With sky-high rents and fierce competition, downtown Bethesda has a real-time Darwinian restaurant scene.1 Even good restaurants unable to adapt are regularly forced to close when outclassed by better ones.

Pizzeria Da Marco has been a downtown Bethesda fixture since 2011. With a cavernous dining room and ample patio space, Da Marco seats up to 130 guests, making it more formidable than a quaint pizza joint. Da Marco’s modern wood/metal/glass space lacks the playfulness or shabby charm of other nearby pizzerias. However, the buttoned-up denizens of the 20814 zip code2 probably feel right at home in this handsome, traditional setting.
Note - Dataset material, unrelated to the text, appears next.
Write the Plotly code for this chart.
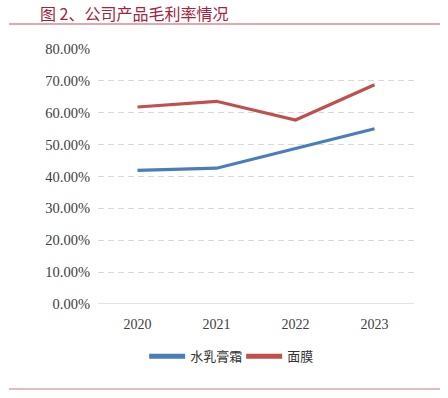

There’s nothing wrong with Da Marco pizza. Their pizzaiolo (pizza chef) is clearly talented. The Da Marco crust is thin and nicely charred yet lacks the sogginess of lesser wood-fired Neopolitan pizzas, even on reheating. When sogginess in the middle seems more the rule than the exception, the difficulty of producing a good crust in a wood-fired oven shouldn’t be minimized. The San Marzano tomato sauce is fresh and unadulterated. The mozzarella is also good.

So what’s the problem? Da Marco pizza lacks soul.

What does it mean for a pizza to have soul? DishingPizza regularly ponders this existential question. For a pizza to have soul, it must have something that sets it apart from the pack besides mere competence. Some wood-fired Neopolitan competitors have a magical, tangy crust. Other pizzas have unique tomato sauce. Da Marco pizza has high-quality ingredients, expertly executed, but it has a me-too flavor, lacking anything that brings the magic.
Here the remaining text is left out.